◆ Supplied information
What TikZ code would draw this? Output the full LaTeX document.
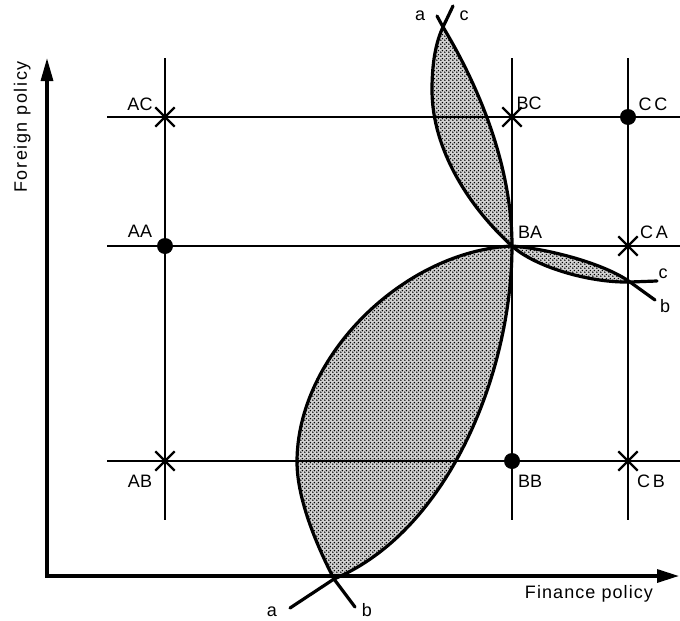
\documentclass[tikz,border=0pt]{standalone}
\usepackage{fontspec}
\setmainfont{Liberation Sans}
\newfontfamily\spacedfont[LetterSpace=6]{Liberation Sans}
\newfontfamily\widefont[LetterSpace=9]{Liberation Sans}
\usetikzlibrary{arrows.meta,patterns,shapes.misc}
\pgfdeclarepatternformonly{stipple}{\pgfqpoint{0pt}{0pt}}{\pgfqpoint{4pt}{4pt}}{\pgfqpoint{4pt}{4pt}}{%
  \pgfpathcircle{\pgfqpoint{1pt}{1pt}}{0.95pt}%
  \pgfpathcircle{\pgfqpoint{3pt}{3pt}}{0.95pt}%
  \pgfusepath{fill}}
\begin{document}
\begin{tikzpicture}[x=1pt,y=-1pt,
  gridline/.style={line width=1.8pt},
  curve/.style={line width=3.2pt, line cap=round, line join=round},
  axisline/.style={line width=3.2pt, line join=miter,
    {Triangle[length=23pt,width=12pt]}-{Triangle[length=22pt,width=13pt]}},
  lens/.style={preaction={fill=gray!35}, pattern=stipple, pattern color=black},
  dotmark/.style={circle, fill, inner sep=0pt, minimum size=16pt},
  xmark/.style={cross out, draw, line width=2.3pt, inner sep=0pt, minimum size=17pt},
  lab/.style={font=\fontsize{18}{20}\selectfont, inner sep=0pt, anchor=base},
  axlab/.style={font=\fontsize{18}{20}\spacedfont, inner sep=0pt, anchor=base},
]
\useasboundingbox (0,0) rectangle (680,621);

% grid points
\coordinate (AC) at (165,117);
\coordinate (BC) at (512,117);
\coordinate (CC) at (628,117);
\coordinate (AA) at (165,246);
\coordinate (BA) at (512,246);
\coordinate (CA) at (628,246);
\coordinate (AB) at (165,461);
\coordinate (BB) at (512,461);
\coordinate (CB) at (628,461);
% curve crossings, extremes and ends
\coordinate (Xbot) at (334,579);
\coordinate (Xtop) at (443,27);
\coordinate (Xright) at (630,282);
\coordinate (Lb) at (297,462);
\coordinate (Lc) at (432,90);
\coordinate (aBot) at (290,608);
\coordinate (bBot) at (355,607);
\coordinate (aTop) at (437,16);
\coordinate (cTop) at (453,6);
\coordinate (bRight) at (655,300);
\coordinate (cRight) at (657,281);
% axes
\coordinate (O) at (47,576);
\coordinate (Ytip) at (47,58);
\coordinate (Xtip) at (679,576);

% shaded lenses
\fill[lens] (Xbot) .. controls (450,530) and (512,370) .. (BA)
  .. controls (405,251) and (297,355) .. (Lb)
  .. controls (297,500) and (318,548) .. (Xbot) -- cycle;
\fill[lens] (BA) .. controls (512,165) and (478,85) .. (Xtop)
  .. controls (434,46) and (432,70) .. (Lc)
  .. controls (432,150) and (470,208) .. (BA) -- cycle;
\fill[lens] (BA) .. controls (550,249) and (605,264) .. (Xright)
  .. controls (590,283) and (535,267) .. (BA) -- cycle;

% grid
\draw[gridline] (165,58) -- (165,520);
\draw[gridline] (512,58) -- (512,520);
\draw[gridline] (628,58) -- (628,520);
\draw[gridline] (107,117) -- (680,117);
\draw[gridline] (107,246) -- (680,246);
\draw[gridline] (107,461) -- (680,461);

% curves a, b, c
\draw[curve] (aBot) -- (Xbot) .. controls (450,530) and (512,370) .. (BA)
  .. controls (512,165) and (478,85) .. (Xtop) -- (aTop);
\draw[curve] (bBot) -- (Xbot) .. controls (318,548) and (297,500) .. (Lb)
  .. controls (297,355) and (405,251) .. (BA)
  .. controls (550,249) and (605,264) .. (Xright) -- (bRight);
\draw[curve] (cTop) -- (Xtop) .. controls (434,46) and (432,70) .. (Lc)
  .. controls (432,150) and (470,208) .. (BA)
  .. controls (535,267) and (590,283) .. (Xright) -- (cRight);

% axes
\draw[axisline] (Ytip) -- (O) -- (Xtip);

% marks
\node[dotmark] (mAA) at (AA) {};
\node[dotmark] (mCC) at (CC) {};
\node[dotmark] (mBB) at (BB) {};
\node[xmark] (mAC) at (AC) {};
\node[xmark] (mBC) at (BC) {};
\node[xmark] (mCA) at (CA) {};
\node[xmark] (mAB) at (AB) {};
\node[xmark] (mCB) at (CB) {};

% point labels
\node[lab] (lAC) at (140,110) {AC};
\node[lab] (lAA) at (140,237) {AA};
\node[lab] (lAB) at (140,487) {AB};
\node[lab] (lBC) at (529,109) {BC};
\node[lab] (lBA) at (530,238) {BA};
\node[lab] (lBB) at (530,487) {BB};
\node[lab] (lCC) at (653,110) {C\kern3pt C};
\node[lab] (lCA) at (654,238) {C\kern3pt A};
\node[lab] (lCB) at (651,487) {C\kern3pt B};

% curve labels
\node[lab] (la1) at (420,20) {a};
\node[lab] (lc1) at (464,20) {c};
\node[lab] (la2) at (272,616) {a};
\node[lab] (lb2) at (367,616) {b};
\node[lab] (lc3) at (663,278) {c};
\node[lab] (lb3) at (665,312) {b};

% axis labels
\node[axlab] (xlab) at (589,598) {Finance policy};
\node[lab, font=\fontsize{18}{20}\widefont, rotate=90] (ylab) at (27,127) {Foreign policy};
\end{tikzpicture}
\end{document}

◆ What to work on
Report how many lines of the data contain the word "draw", using the number alone.

◆ Output below
12